- Short exercise:
Starting at the top of the listing, extract every line up to and including the one with "ماهیانه قیمت نفت". Pictures stay out of the copy.

- Supplied data:

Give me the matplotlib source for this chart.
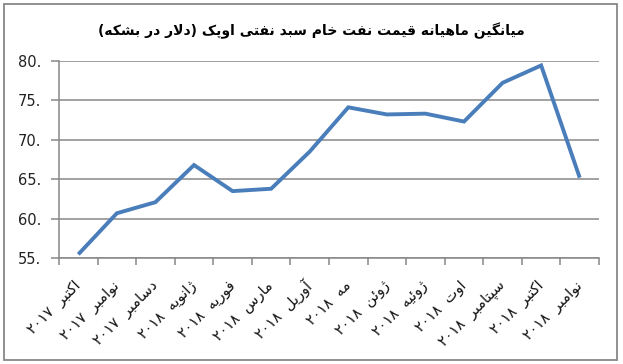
import matplotlib
matplotlib.use("Agg")
import matplotlib.pyplot as plt
from matplotlib.patches import Rectangle

# ---------------- data ----------------
months = ["اکتبر", "نوامبر", "دسامبر", "ژانویه", "فوریه", "مارس", "آوریل",
          "مه", "ژوئن", "ژوئیه", "اوت", "سپتامبر", "اکتبر", "نوامبر"]
years = ["۲۰۱۷", "۲۰۱۷", "۲۰۱۷", "۲۰۱۸", "۲۰۱۸", "۲۰۱۸", "۲۰۱۸",
         "۲۰۱۸", "۲۰۱۸", "۲۰۱۸", "۲۰۱۸", "۲۰۱۸", "۲۰۱۸", "۲۰۱۸"]
prices = [55.5, 60.7, 62.1, 66.8, 63.5, 63.8, 68.5,
          74.1, 73.2, 73.3, 72.3, 77.2, 79.4, 65.2]
y_ticks = [55, 60, 65, 70, 75, 80]
y_tick_labels = ["55.", "60.", "65.", "70.", "75.", "80."]
title = "میانگین ماهیانه قیمت نفت خام سبد نفتی اوپک (دلار در بشکه)"

# ------------- simple Persian shaping -------------
FORMS = {
    'ا': ('\uFE8D', '\uFE8E', None, None),
    'آ': ('\uFE81', '\uFE82', None, None),
    'ب': ('\uFE8F', '\uFE90', '\uFE91', '\uFE92'),
    'پ': ('\uFB56', '\uFB57', '\uFB58', '\uFB59'),
    'ت': ('\uFE95', '\uFE96', '\uFE97', '\uFE98'),
    'ج': ('\uFE9D', '\uFE9E', '\uFE9F', '\uFEA0'),
    'خ': ('\uFEA5', '\uFEA6', '\uFEA7', '\uFEA8'),
    'د': ('\uFEA9', '\uFEAA', None, None),
    'ر': ('\uFEAD', '\uFEAE', None, None),
    'ز': ('\uFEAF', '\uFEB0', None, None),
    'ژ': ('\uFB8A', '\uFB8B', None, None),
    'س': ('\uFEB1', '\uFEB2', '\uFEB3', '\uFEB4'),
    'ش': ('\uFEB5', '\uFEB6', '\uFEB7', '\uFEB8'),
    'ف': ('\uFED1', '\uFED2', '\uFED3', '\uFED4'),
    'ق': ('\uFED5', '\uFED6', '\uFED7', '\uFED8'),
    'ک': ('\uFB8E', '\uFB8F', '\uFB90', '\uFB91'),
    'گ': ('\uFB92', '\uFB93', '\uFB94', '\uFB95'),
    'ل': ('\uFEDD', '\uFEDE', '\uFEDF', '\uFEE0'),
    'م': ('\uFEE1', '\uFEE2', '\uFEE3', '\uFEE4'),
    'ن': ('\uFEE5', '\uFEE6', '\uFEE7', '\uFEE8'),
    'ه': ('\uFEE9', '\uFEEA', '\uFEEB', '\uFEEC'),
    'و': ('\uFEED', '\uFEEE', None, None),
    'ی': ('\uFBFC', '\uFBFD', '\uFBFE', '\uFBFF'),
    'ئ': ('\uFE89', '\uFE8A', '\uFE8B', '\uFE8C'),
}


def dual(c):
    return c in FORMS and FORMS[c][2] is not None


def shape(text):
    out = []
    i = 0
    n = len(text)
    while i < n:
        c = text[i]
        if c not in FORMS:
            out.append(c)
            i += 1
            continue
        prev = text[i - 1] if i > 0 else ''
        jp = dual(prev)
        if c == 'ل' and i + 1 < n and text[i + 1] in ('ا', 'آ'):
            lig = ('\uFEFB', '\uFEFC') if text[i + 1] == 'ا' else ('\uFEF5', '\uFEF6')
            out.append(lig[1] if jp else lig[0])
            i += 2
            continue
        nxt = text[i + 1] if i + 1 < n else ''
        jn = dual(c) and nxt in FORMS
        iso, fin, ini, med = FORMS[c]
        if jp and jn:
            g = med
        elif jp:
            g = fin
        elif jn:
            g = ini
        else:
            g = iso
        out.append(g)
        i += 1
    return out


def visual(text):
    chars = shape(text)[::-1]
    swap = {'(': ')', ')': '('}
    return ''.join(swap.get(c, c) for c in chars)


labels = [y + "  " + visual(m) for m, y in zip(months, years)]

# ---------------- figure ----------------
plt.rcParams['font.family'] = ['DejaVu Sans']
fig = plt.figure(figsize=(6.23, 3.64), dpi=100)
fig.patch.set_facecolor('white')
fig.add_artist(Rectangle((3.5 / 623, 4 / 364), 613 / 623, 356 / 364,
                         transform=fig.transFigure, fill=False,
                         edgecolor='#888888', linewidth=1.3))

ax = fig.add_axes([59 / 623, 1 - 258.3 / 364, 540 / 623, (258.3 - 60.7) / 364])
x = list(range(len(prices)))
ax.plot(x, prices, color='#4a7ebb', linewidth=2.8, solid_capstyle='butt',
        solid_joinstyle='miter')

ax.set_xlim(-0.5, len(prices) - 0.5)
ax.set_ylim(55, 80)
ax.set_yticks(y_ticks)
ax.set_yticklabels(y_tick_labels, fontsize=10.5, color='#222222')
ax.yaxis.grid(True, color='#878787', linewidth=1.1)
ax.set_axisbelow(True)

ax.set_xticks([i - 0.5 for i in range(len(prices) + 1)])
ax.set_xticklabels([])
ax.set_xticks(x, labels, minor=True)
ax.tick_params(axis='x', which='minor', length=0, pad=18)
ax.tick_params(axis='x', which='major', length=5, color='#878787', width=1.1)
ax.tick_params(axis='y', length=6, color='#878787', width=1.1, pad=7)
for lab in ax.get_xticklabels(minor=True):
    lab.set_rotation(45)
    lab.set_rotation_mode('anchor')
    lab.set_ha('right')
    lab.set_va('center')
    lab.set_fontsize(10.5)
    lab.set_color('#111111')

for s in ['top', 'right']:
    ax.spines[s].set_visible(False)
for s in ['left', 'bottom']:
    ax.spines[s].set_color('#878787')
    ax.spines[s].set_linewidth(1.1)

fig.text(0.5, 1 - 31 / 364, visual(title), ha='center', va='center',
         fontsize=10, fontweight='bold', color='black')

fig.savefig('out.png', dpi=100, facecolor='white')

- Output below:
Give me the matplotlib source for this chart.
import matplotlib
matplotlib.use("Agg")
import matplotlib.pyplot as plt
from matplotlib.patches import Rectangle

# ---------------- data ----------------
months = ["اکتبر", "نوامبر", "دسامبر", "ژانویه", "فوریه", "مارس", "آوریل",
          "مه", "ژوئن", "ژوئیه", "اوت", "سپتامبر", "اکتبر", "نوامبر"]
years = ["۲۰۱۷", "۲۰۱۷", "۲۰۱۷", "۲۰۱۸", "۲۰۱۸", "۲۰۱۸", "۲۰۱۸",
         "۲۰۱۸", "۲۰۱۸", "۲۰۱۸", "۲۰۱۸", "۲۰۱۸", "۲۰۱۸", "۲۰۱۸"]
prices = [55.5, 60.7, 62.1, 66.8, 63.5, 63.8, 68.5,
          74.1, 73.2, 73.3, 72.3, 77.2, 79.4, 65.2]
y_ticks = [55, 60, 65, 70, 75, 80]
y_tick_labels = ["55.", "60.", "65.", "70.", "75.", "80."]
title = "میانگین ماهیانه قیمت نفت خام سبد نفتی اوپک (دلار در بشکه)"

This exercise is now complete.